Posted on February 12, 2014 at 7:53 PM

Updated Wednesday, Feb 12 at 7:56 PM

HOUSTON -- Wendy Davis, the Democratic state senator expected to win her party’s nomination for governor, says she supports legalization of medical marijuana and she would consider decriminalizing possession of small amounts of the drug.

Davis’ remark, responding to questions posed during an editorial board meeting with The Dallas Morning News, put a Texas campaign spotlight on a hot-button issue in many states across the nation.

Reporters attending a Davis media event at a southwest Houston school asked as many questions about marijuana as her newly-unveiled education plans.

The senator said Texas has an opportunity to observe the impact of legalization in other states, and to discuss whether lawmakers should institute similar reforms here.

“I think these are important decisions to be made by the voters of Texas, but if this is an issue that the Legislature wants to bring forward for voter consideration, I certainly would be supportive,” she said.
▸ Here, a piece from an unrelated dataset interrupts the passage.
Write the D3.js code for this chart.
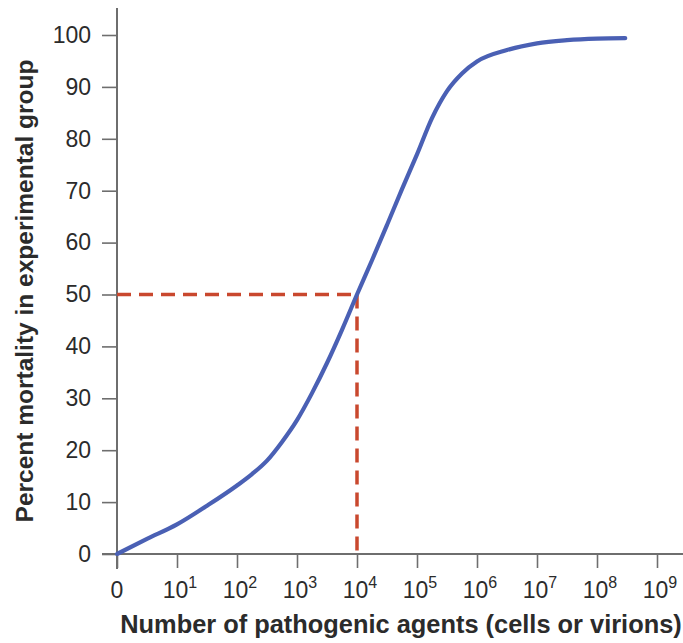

Davis told newspaper editors in Dallas she’s not sure how she would vote if Texas held a referendum on legalizing marijuana like the ones in Washington and Colorado.

"I want to wait and see what happens in Colorado," Davis said, according to a transcript of the meeting. "Do I have any objections to the fact that citizens might want to legalize marijuana? No, I don't. But I think watching to see how this experiment plays out in other states is probably advisable before I could tell you for sure."

Her remarks come just weeks after Gov. Rick Perry made headlines with remarks about decriminalizing marijuana during an economic forum in Switzerland.

“What I can do, as governor of the second largest state in the nation, is to implement policies that start us towards a decriminalization and keep young people from going into prison,” Perry said.

Although some accounts interpreted Perry’s remarks as a call for loosening marijuana laws in Texas, he was actually referring to the state’s longstanding practice of using drug courts to avoid jail time for non-violent offenders. Perry opposes legalizing the drug, and would continue to make selling it illegal.

Supporters of legalizing marijuana pointed to Davis’ remarks as the latest evidence that public opinion on the issue is changing rapidly.

“Over the past couple of years, we’ve just seen a domino effect, with the president coming out and saying it’s a safer substance than alcohol,” said Dante Cuccurullo, the leader of the north Houston chapter of NORML, which favors legalization. “Now the Texas state governor is coming out and saying he would be in favor of some sort of decriminalization. And now other candidates are doing the same thing. I think we’re really seeing a change in public opinion.”